DATA SECTION
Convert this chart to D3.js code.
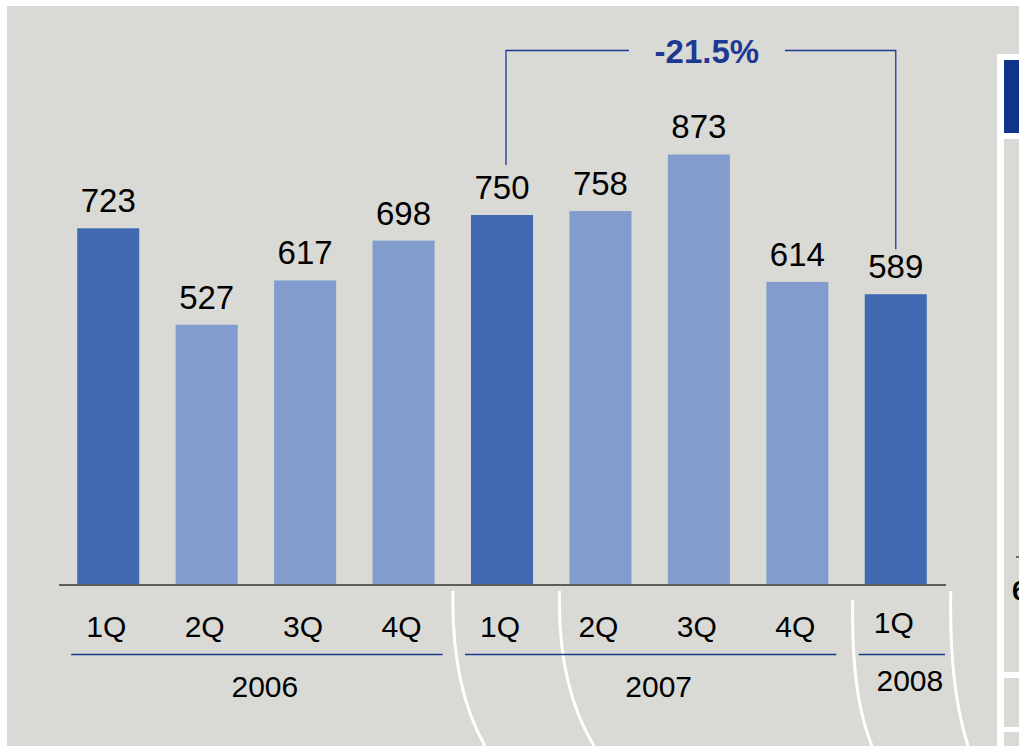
<!DOCTYPE html>
<html>
<head>
<meta charset="utf-8">
<script src="https://cdn.jsdelivr.net/npm/d3@7"></script>
<style>
    html, body { margin: 0; padding: 0; background: #fff; }
    svg { display: block; font-family: "Liberation Sans", Arial, sans-serif; }
</style>
</head>
<body>
<svg id="chart"></svg>
<script>
"use strict";

// данные
var quarters = ["1Q", "2Q", "3Q", "4Q", "1Q", "2Q", "3Q", "4Q", "1Q"];
var years = ["2006", "2006", "2006", "2006", "2007", "2007", "2007", "2007", "2008"];
var values = [723, 527, 617, 698, 750, 758, 873, 614, 589];
var highlighted = [true, false, false, false, true, false, false, false, true];
var changeLabel = "-21.5%";
var changeFrom = 4;
var changeTo = 8;

// подготовка переменных
var iWidth = 1019;
var iHeight = 746;
var iBaseline = 584;
var sBack = "#d9d9d5";
var sDark = "#4169b1";
var sLight = "#829dcd";
var sNavy = "#1d3a93";

var keys = values.map((v, i) => i);

var svg = d3.select("#chart")
    .attr("width", iWidth)
    .attr("height", iHeight);

// фон
svg.append("rect")
    .attr("x", 7).attr("y", 6)
    .attr("width", iWidth - 7).attr("height", iHeight - 6)
    .attr("fill", sBack);

// шкала x
var xScale = d3.scaleBand()
    .domain(keys)
    .range([59, 945])
    .paddingInner(0.37)
    .paddingOuter(0.185);

// шкала y
var yScale = d3.scaleLinear()
    .domain([0, 1000])
    .range([iBaseline, iBaseline - 492]);

var bw = xScale.bandwidth();
var cx = i => xScale(i) + bw / 2;

// белые дуги внизу
var arcs = [
    [xScale(4) - 18, 591, 485],
    [xScale(5) - 10, 591, 594],
    [xScale(8) - 12, 600, 872],
    [xScale(8) + bw + 24, 591, 968]
];
svg.selectAll(".arc")
    .data(arcs)
    .enter().append("path")
    .attr("class", "arc")
    .attr("fill", "none")
    .attr("stroke", "#fff")
    .attr("stroke-width", 3)
    .attr("d", d => `M${d[0]},${d[1]} Q${d[0] - 2},${d[1] + 95} ${d[2]},${iHeight}`);

// столбцы
svg.selectAll(".bar")
    .data(keys)
    .enter().append("rect")
    .attr("class", "bar")
    .attr("x", i => xScale(i))
    .attr("width", bw)
    .attr("y", i => yScale(values[i]))
    .attr("height", i => yScale(0) - yScale(values[i]))
    .attr("fill", i => highlighted[i] ? sDark : sLight);

// подписи значений
svg.selectAll(".value")
    .data(keys)
    .enter().append("text")
    .attr("class", "value")
    .attr("x", i => cx(i))
    .attr("y", i => yScale(values[i]) - 16)
    .attr("text-anchor", "middle")
    .attr("font-size", 33)
    .attr("fill", "#000")
    .text(i => values[i]);

// ось x
svg.append("line")
    .attr("x1", 59).attr("x2", 946)
    .attr("y1", iBaseline + 1).attr("y2", iBaseline + 1)
    .attr("stroke", "#333")
    .attr("stroke-width", 1.5);

// кварталы
svg.selectAll(".quarter")
    .data(keys)
    .enter().append("text")
    .attr("class", "quarter")
    .attr("x", i => cx(i) - 2)
    .attr("y", i => years[i] === "2008" ? 633 : 637)
    .attr("text-anchor", "middle")
    .attr("font-size", 30)
    .attr("fill", "#000")
    .text(i => quarters[i]);

// годы
var groups = d3.groups(keys, i => years[i]);
groups.forEach(function(g) {
    var first = g[1][0];
    var last = g[1][g[1].length - 1];
    var x1 = xScale(first) - 6;
    var x2 = g[1].length > 1 ? xScale(last) + bw + 8 : 945;
    svg.append("line")
        .attr("x1", x1).attr("x2", x2)
        .attr("y1", 654.5).attr("y2", 654.5)
        .attr("stroke", sNavy)
        .attr("stroke-width", 1.3);
    svg.append("text")
        .attr("x", (x1 + x2) / 2 + 8)
        .attr("y", g[0] === "2008" ? 691 : 697)
        .attr("text-anchor", "middle")
        .attr("font-size", 30)
        .attr("fill", "#000")
        .text(g[0]);
});

// скобка изменения
var yTop = 50.5;
var xa = cx(changeFrom) + 4;
var xb = cx(changeTo);
var xMid = (xa + xb) / 2 + 6;
svg.append("path")
    .attr("fill", "none")
    .attr("stroke", sNavy)
    .attr("stroke-width", 1.3)
    .attr("d", `M${xa},${yScale(values[changeFrom]) - 50} V${yTop} H${xMid - 78}`);
svg.append("path")
    .attr("fill", "none")
    .attr("stroke", sNavy)
    .attr("stroke-width", 1.3)
    .attr("d", `M${xMid + 78},${yTop} H${xb} V${yScale(values[changeTo]) - 45}`);
svg.append("text")
    .attr("x", xMid)
    .attr("y", 63)
    .attr("text-anchor", "middle")
    .attr("font-size", 33)
    .attr("font-weight", "bold")
    .attr("fill", sNavy)
    .text(changeLabel);

// панель справа (обрезана)
svg.append("rect")
    .attr("x", 997).attr("y", 54)
    .attr("width", 30).attr("height", 700)
    .attr("fill", "#fff");
svg.append("rect")
    .attr("x", 1004).attr("y", 60)
    .attr("width", 20).attr("height", 73)
    .attr("fill", "#12338a");
svg.append("rect")
    .attr("x", 1004).attr("y", 139)
    .attr("width", 20).attr("height", 533)
    .attr("fill", sBack);
svg.append("rect")
    .attr("x", 1004).attr("y", 678)
    .attr("width", 20).attr("height", 49)
    .attr("fill", sBack);
svg.append("rect")
    .attr("x", 1004).attr("y", 732)
    .attr("width", 20).attr("height", 20)
    .attr("fill", sBack);
svg.append("line")
    .attr("x1", 1016).attr("x2", 1019)
    .attr("y1", 557).attr("y2", 557)
    .attr("stroke", "#000");
svg.append("text")
    .attr("x", 1012)
    .attr("y", 600)
    .attr("font-size", 27)
    .attr("font-weight", "bold")
    .attr("fill", "#000")
    .text("6");
</script>
</body>
</html>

TASK TO CARRY OUT
Write out the lines from the start of the material to the line with "var cx = i => xScale(i) + bw / 2;", inclusive and exactly. Skip the pictures.

WRITTEN SOLUTION
Convert this chart to D3.js code.
<!DOCTYPE html>
<html>
<head>
<meta charset="utf-8">
<script src="https://cdn.jsdelivr.net/npm/d3@7"></script>
<style>
    html, body { margin: 0; padding: 0; background: #fff; }
    svg { display: block; font-family: "Liberation Sans", Arial, sans-serif; }
</style>
</head>
<body>
<svg id="chart"></svg>
<script>
"use strict";

// данные
var quarters = ["1Q", "2Q", "3Q", "4Q", "1Q", "2Q", "3Q", "4Q", "1Q"];
var years = ["2006", "2006", "2006", "2006", "2007", "2007", "2007", "2007", "2008"];
var values = [723, 527, 617, 698, 750, 758, 873, 614, 589];
var highlighted = [true, false, false, false, true, false, false, false, true];
var changeLabel = "-21.5%";
var changeFrom = 4;
var changeTo = 8;

// подготовка переменных
var iWidth = 1019;
var iHeight = 746;
var iBaseline = 584;
var sBack = "#d9d9d5";
var sDark = "#4169b1";
var sLight = "#829dcd";
var sNavy = "#1d3a93";

var keys = values.map((v, i) => i);

var svg = d3.select("#chart")
    .attr("width", iWidth)
    .attr("height", iHeight);

// фон
svg.append("rect")
    .attr("x", 7).attr("y", 6)
    .attr("width", iWidth - 7).attr("height", iHeight - 6)
    .attr("fill", sBack);

// шкала x
var xScale = d3.scaleBand()
    .domain(keys)
    .range([59, 945])
    .paddingInner(0.37)
    .paddingOuter(0.185);

// шкала y
var yScale = d3.scaleLinear()
    .domain([0, 1000])
    .range([iBaseline, iBaseline - 492]);

var bw = xScale.bandwidth();
var cx = i => xScale(i) + bw / 2;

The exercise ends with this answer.